Finding a p-value from a t-score in Python is a common task in statistical data analysis, especially when performing a t-test for hypothesis testing. The p-value can help us determine the statistical significance of our results.
The p-value is the probability of observing a test statistic as extreme as the one computed from your sample data, assuming that the null hypothesis is true. A smaller p-value indicates stronger evidence against the null hypothesis.

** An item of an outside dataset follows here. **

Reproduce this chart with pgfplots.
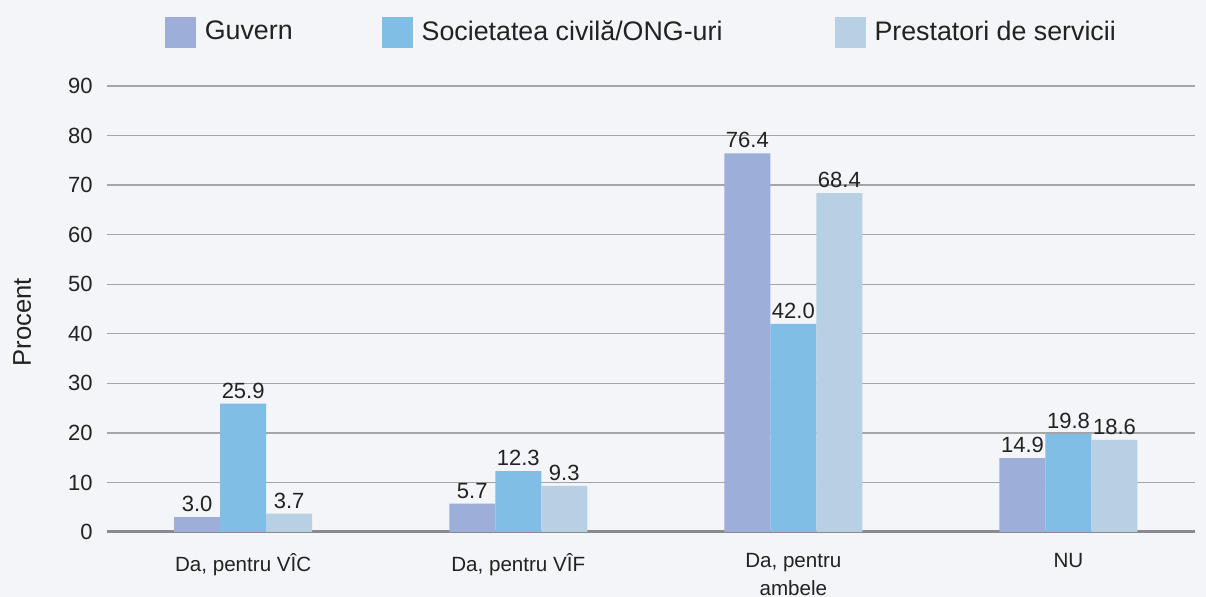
\documentclass[border=0pt]{standalone}
\usepackage{pgfplots}
\pgfplotsset{compat=1.18}
\usepackage{fontspec}
\setmainfont{Liberation Sans}
\definecolor{bg}{HTML}{F4F5F9}
\definecolor{cA}{HTML}{9DAED8}
\definecolor{cB}{HTML}{80BEE6}
\definecolor{cC}{HTML}{B8D0E4}
\definecolor{gridc}{HTML}{A5A5A8}
\definecolor{axc}{HTML}{8A8A8E}
\definecolor{txt}{HTML}{222222}
\begin{document}
\begin{tikzpicture}[x=1pt,y=1pt]
\fill[bg] (0,0) rectangle (603,298.5);
\useasboundingbox (0,0) rectangle (603,298.5);
\begin{axis}[
  at={(53.5pt,32.5pt)}, anchor=south west,
  scale only axis, width=544pt, height=223pt,
  ymin=0, ymax=90, xmin=-0.495, xmax=3.46,
  ybar=0pt, bar width=23pt,
  axis x line=bottom, axis y line=left,
  x axis line style={-, draw=axc, line width=1.5pt},
  y axis line style={draw=none},
  ymajorgrids, grid style={draw=gridc, line width=0.7pt},
  major tick length=0pt,
  ytick={0,10,...,90},
  xtick={0,1,2,3},
  xticklabels={{Da, pentru VÎC},{Da, pentru VÎF},{Da, pentru\\ambele},{NU}},
  xticklabel style={align=center, font=\fontsize{10.3}{14}\selectfont, text=txt, inner sep=0pt, yshift=-10.5pt},
  yticklabel style={font=\fontsize{11}{13}\selectfont, text=txt, inner sep=0pt, xshift=-7pt},
  /pgf/number format/assume math mode=true,
  ylabel={Procent},
  ylabel style={at={(axis description cs:-0.078,0.47)}, anchor=center, font=\fontsize{12.8}{15}\selectfont, text=txt},
  nodes near coords={\pgfmathprintnumber[fixed,fixed zerofill,precision=1,assume math mode=true]{\pgfplotspointmeta}},
  every node near coord/.append style={font=\fontsize{11}{13}\selectfont, text=txt, inner sep=2.5pt},
  legend style={at={(axis description cs:0.492,1.121)}, anchor=center, draw=none, fill=none,
    font=\fontsize{13.4}{16}\selectfont, text=txt,
    /tikz/every odd column/.append style={column sep=2.5pt},
    /tikz/column 2/.style={column sep=42.5pt},
    /tikz/column 4/.style={column sep=54pt}},
  legend columns=3,
]
\addplot[fill=cA, draw=none, legend image code/.code={\fill[cA] (0pt,-7.75pt) rectangle (15.5pt,7.75pt);}] coordinates {(0,3.0) (1,5.7) (2,76.4) (3,14.9)};
\addplot[fill=cB, draw=none, legend image code/.code={\fill[cB] (0pt,-7.75pt) rectangle (15.5pt,7.75pt);}] coordinates {(0,25.9) (1,12.3) (2,42.0) (3,19.8)};
\addplot[fill=cC, draw=none, legend image code/.code={\fill[cC] (0pt,-7.75pt) rectangle (15.5pt,7.75pt);}] coordinates {(0,3.7) (1,9.3) (2,68.4) (3,18.6)};
\legend{Guvern, Societatea civilă/ONG-uri, Prestatori de servicii}
\end{axis}
\end{tikzpicture}
\end{document}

Before we go through the steps to calculate a p-value from a t-score in Python, make sure you have the necessary library, scipy
, installed. If not, you can install it with pip:
pip install scipy
Now, let’s discuss the process step by step:
Import the Necessary Library
The first step in Python is to import the necessary library. For this task, we need the scipy
library:
from scipy.stats import t
Understand Your Hypothesis
In a t-test, the null hypothesis typically assumes that there is no significant difference between the means of two populations, while the alternative hypothesis assumes that there is a significant difference.
The t-score (or t-statistic) is the ratio of the departure of the estimated value of a parameter from its hypothesized value to its standard error. It’s used to test hypotheses about the population mean.
Define Your t-score and Degrees of Freedom
You need to define your t-score and degrees of freedom. In a t-test, the degrees of freedom is generally the total number of observations across both groups minus 2. However, this could vary based on the kind of t-test being performed.
For illustration, let’s consider a t-score of 2.5 and 10 degrees of freedom:
t_score = 2.5
df = 10
Calculate the P-value
The scipy
function t.sf
can be used to find the p-value for a given t-score. The sf
stands for Survival Function, which is 1 – CDF (Cumulative Distribution Function). For a two-tailed test, you need to multiply this result by 2.
p_value = 2 * t.sf(t_score, df)
This will give the p-value corresponding to the given t-score and degrees of freedom.
Here’s the full Python script:
from scipy.stats import t
# define t-score and degrees of freedom
t_score = 2.5
df = 10
# calculate p-value
p_value = 2 * t.sf(t_score, df)
print("P-value: ", p_value)
When you run the above script, you’ll get the p-value for the given t-score.
It’s important to note that interpreting p-values should be done carefully. Traditionally, if the p-value is less than 0.05, we reject the null hypothesis. However, the choice of threshold can depend on the field of study or the specific experiment.
Also, the p-value alone doesn’t provide a measure of the effect size or the importance of the result. It’s recommended to also compute confidence intervals and consider the practical significance of your results.
This guide provides a basic method to calculate the p-value from a t-score using Python. In real-world applications, you would typically perform a t-test on your data directly, which would compute the t-statistic and p-value for you, considering the observed data and the null hypothesis.